“For impactful communication, words are good, pictures are better, but cartoons are best. Cartooning is a language I speak fluently.”
This drawing and this quote had nothing to do with each other–until God brought them together during a deeply moving experience of His Presence that I will never forget.
The quote is my answer to a question on a recent job application, a question about what makes me “unique.” The picture is a logo I created for a vending business I operated a few years ago. I sold a few hundred hotdogs, lost a few thousand dollars, but came away with a nice banner and some cool T-shirts.
While working through the “tell us who you are” section of this job application, I began to see some things about my core identity with more clarity. At heart, I am a shepherd-protector-encourager.
But I also had to identify something that makes me “unique.” When I was a kid, I watched my Dad draw cartoons, and I was fascinated. I learned the “language,” and delighted to speak it. So, when the prospective employer encouraged me to be creative about my uniqueness by adding, “try to catch our eye,” I answered that I can speak with impact through the language of cartooning.

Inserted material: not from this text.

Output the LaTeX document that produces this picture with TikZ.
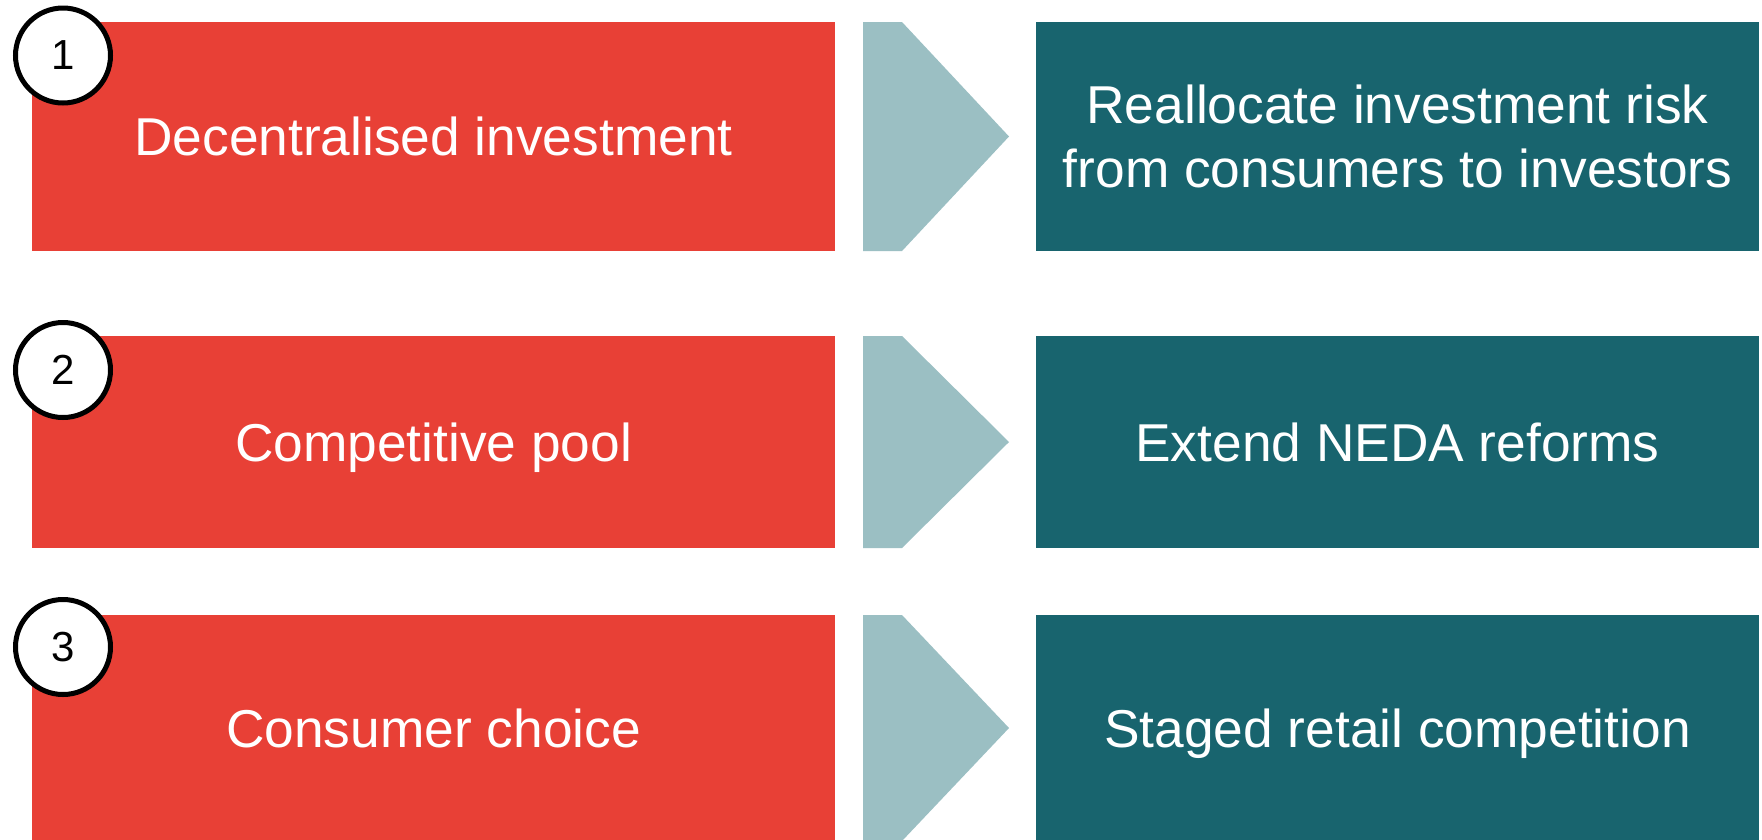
\documentclass[tikz,border=0pt]{standalone}
\usepackage{fontspec}
\setmainfont{Liberation Sans}
\definecolor{cred}{RGB}{232,64,54}
\definecolor{cteal}{RGB}{24,100,110}
\definecolor{clight}{RGB}{155,191,195}
\tikzset{
  boxbase/.style={text=white, anchor=north west, inner sep=0pt, outer sep=0pt, align=center, font=\fontsize{53.3pt}{64pt}\selectfont, text height=38pt, text depth=0pt},
  redbox/.style={boxbase, fill=cred, minimum width=803pt},
  tealbox/.style={boxbase, fill=cteal, minimum width=723pt},
  chev/.style={fill=clight, draw=none},
  numcirc/.style={circle, draw=black, line width=5pt, fill=white, minimum size=95pt, inner sep=0pt, font=\fontsize{42pt}{50pt}\selectfont}
}
\begin{document}
\begin{tikzpicture}[x=1pt,y=-1pt]
\clip (0,0) rectangle (1762,839);
\fill[white] (0,0) rectangle (1762,839);
% row 1
\node[redbox, minimum height=229pt] (r1) at (32,22) {Decentralised investment};
\node[tealbox, minimum height=229pt, text height=102pt] (t1) at (1036,22) {Reallocate investment risk\\from consumers to investors};
\fill[chev] (863,22) -- (902,22) -- (1009,136.5) -- (902,251) -- (863,251) -- cycle;
% row 2
\node[redbox, minimum height=212pt] (r2) at (32,336) {Competitive pool};
\node[tealbox, minimum height=212pt] (t2) at (1036,336) {Extend NEDA reforms};
\fill[chev] (863,336) -- (902,336) -- (1009,442) -- (902,548) -- (863,548) -- cycle;
% row 3
\node[redbox, minimum height=226pt] (r3) at (32,615) {Consumer choice};
\node[tealbox, minimum height=226pt] (t3) at (1036,615) {Staged retail competition};
\fill[chev] (863,615) -- (902,615) -- (1009,728) -- (902,841) -- (863,841) -- cycle;
% number circles
\node[numcirc] (n1) at (63,55.5) {1};
\node[numcirc] (n2) at (63,370) {2};
\node[numcirc] (n3) at (63,647) {3};
\end{tikzpicture}
\end{document}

I thought I was pretty clever.
What happened next astonished me. In the early hours of the following morning, while I was lying in bed, I experienced a most intimate sense of the Presence of God. His nearness was unmistakable. It was as if the Spirit of God was whispering in my ear when I “heard” Him say, “You speak cartoon? So do I.” Immediately the Fire-Dog image came to my mind. “That’s you. You saw danger. You wanted to protect.” I knew what this was all about. And I started to weep.
I will not share everything with you about this encounter. It’s too sacred, too deeply personal. But what I want to convey is that God clearly communicated something to me in a completely unexpected way. When God spoke to me through an image of a cartoon dog dressed as a Firefighter, He affirmed something about me, something about my heart. I am a protector.
I was utterly shocked that God would speak to me this way. But why?
It should not surprise me that a Father knows His son and knows the language of His son’s heart. I know my own children that way. I know their love languages. Why should I be surprised that God would speak my language?
Over the years I’ve become persuaded that God speaks to me a lot more than I listen to Him. But I am learning to be quiet, so that I can hear what He is saying. And I am learning to watch expectantly for what He might be revealing to me.
I hope that with every day that passes, I become a little less surprised when I hear Him.
How about you? Have you heard God speaking your language?